* Data rows:

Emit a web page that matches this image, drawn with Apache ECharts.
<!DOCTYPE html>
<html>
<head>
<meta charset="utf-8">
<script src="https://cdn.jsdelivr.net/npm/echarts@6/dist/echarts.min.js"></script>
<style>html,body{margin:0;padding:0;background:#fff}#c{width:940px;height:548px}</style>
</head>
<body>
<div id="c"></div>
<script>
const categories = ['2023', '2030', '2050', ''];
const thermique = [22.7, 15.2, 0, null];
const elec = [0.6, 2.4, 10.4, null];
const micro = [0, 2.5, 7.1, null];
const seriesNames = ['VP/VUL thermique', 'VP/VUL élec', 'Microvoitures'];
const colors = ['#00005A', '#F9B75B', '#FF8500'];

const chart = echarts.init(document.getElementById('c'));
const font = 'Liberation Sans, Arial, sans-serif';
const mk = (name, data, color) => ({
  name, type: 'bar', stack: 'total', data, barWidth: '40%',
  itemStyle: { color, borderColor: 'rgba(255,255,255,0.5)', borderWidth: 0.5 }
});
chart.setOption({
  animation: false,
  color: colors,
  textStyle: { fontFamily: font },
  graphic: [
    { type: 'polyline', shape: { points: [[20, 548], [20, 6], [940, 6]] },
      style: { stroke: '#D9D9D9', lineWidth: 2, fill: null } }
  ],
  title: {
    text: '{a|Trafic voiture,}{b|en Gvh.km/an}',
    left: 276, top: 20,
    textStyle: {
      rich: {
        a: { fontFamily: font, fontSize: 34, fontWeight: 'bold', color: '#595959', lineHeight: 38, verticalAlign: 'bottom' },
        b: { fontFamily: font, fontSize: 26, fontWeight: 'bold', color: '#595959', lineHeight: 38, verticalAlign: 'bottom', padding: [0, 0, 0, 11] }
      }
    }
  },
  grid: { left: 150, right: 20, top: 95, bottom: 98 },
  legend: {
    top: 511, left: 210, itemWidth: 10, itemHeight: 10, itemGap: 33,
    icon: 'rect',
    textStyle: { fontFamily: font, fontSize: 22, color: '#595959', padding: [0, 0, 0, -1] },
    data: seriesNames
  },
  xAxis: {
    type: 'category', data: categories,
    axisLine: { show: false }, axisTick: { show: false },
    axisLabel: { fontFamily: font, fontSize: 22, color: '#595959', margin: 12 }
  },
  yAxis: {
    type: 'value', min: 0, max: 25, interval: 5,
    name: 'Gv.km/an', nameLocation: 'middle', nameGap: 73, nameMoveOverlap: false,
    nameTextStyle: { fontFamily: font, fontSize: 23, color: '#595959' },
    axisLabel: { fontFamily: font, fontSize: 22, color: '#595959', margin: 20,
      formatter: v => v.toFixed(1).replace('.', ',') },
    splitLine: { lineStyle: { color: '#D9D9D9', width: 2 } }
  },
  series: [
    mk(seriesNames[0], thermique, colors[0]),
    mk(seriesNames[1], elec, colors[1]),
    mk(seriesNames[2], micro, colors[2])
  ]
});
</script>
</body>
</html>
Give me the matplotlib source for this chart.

* Task to carry out:
Type out all of the material again, word for word.

* Answer to the exercise:
Emit a web page that matches this image, drawn with Apache ECharts.
<!DOCTYPE html>
<html>
<head>
<meta charset="utf-8">
<script src="https://cdn.jsdelivr.net/npm/echarts@6/dist/echarts.min.js"></script>
<style>html,body{margin:0;padding:0;background:#fff}#c{width:940px;height:548px}</style>
</head>
<body>
<div id="c"></div>
<script>
const categories = ['2023', '2030', '2050', ''];
const thermique = [22.7, 15.2, 0, null];
const elec = [0.6, 2.4, 10.4, null];
const micro = [0, 2.5, 7.1, null];
const seriesNames = ['VP/VUL thermique', 'VP/VUL élec', 'Microvoitures'];
const colors = ['#00005A', '#F9B75B', '#FF8500'];

const chart = echarts.init(document.getElementById('c'));
const font = 'Liberation Sans, Arial, sans-serif';
const mk = (name, data, color) => ({
  name, type: 'bar', stack: 'total', data, barWidth: '40%',
  itemStyle: { color, borderColor: 'rgba(255,255,255,0.5)', borderWidth: 0.5 }
});
chart.setOption({
  animation: false,
  color: colors,
  textStyle: { fontFamily: font },
  graphic: [
    { type: 'polyline', shape: { points: [[20, 548], [20, 6], [940, 6]] },
      style: { stroke: '#D9D9D9', lineWidth: 2, fill: null } }
  ],
  title: {
    text: '{a|Trafic voiture,}{b|en Gvh.km/an}',
    left: 276, top: 20,
    textStyle: {
      rich: {
        a: { fontFamily: font, fontSize: 34, fontWeight: 'bold', color: '#595959', lineHeight: 38, verticalAlign: 'bottom' },
        b: { fontFamily: font, fontSize: 26, fontWeight: 'bold', color: '#595959', lineHeight: 38, verticalAlign: 'bottom', padding: [0, 0, 0, 11] }
      }
    }
  },
  grid: { left: 150, right: 20, top: 95, bottom: 98 },
  legend: {
    top: 511, left: 210, itemWidth: 10, itemHeight: 10, itemGap: 33,
    icon: 'rect',
    textStyle: { fontFamily: font, fontSize: 22, color: '#595959', padding: [0, 0, 0, -1] },
    data: seriesNames
  },
  xAxis: {
    type: 'category', data: categories,
    axisLine: { show: false }, axisTick: { show: false },
    axisLabel: { fontFamily: font, fontSize: 22, color: '#595959', margin: 12 }
  },
  yAxis: {
    type: 'value', min: 0, max: 25, interval: 5,
    name: 'Gv.km/an', nameLocation: 'middle', nameGap: 73, nameMoveOverlap: false,
    nameTextStyle: { fontFamily: font, fontSize: 23, color: '#595959' },
    axisLabel: { fontFamily: font, fontSize: 22, color: '#595959', margin: 20,
      formatter: v => v.toFixed(1).replace('.', ',') },
    splitLine: { lineStyle: { color: '#D9D9D9', width: 2 } }
  },
  series: [
    mk(seriesNames[0], thermique, colors[0]),
    mk(seriesNames[1], elec, colors[1]),
    mk(seriesNames[2], micro, colors[2])
  ]
});
</script>
</body>
</html>
Give me the matplotlib source for this chart.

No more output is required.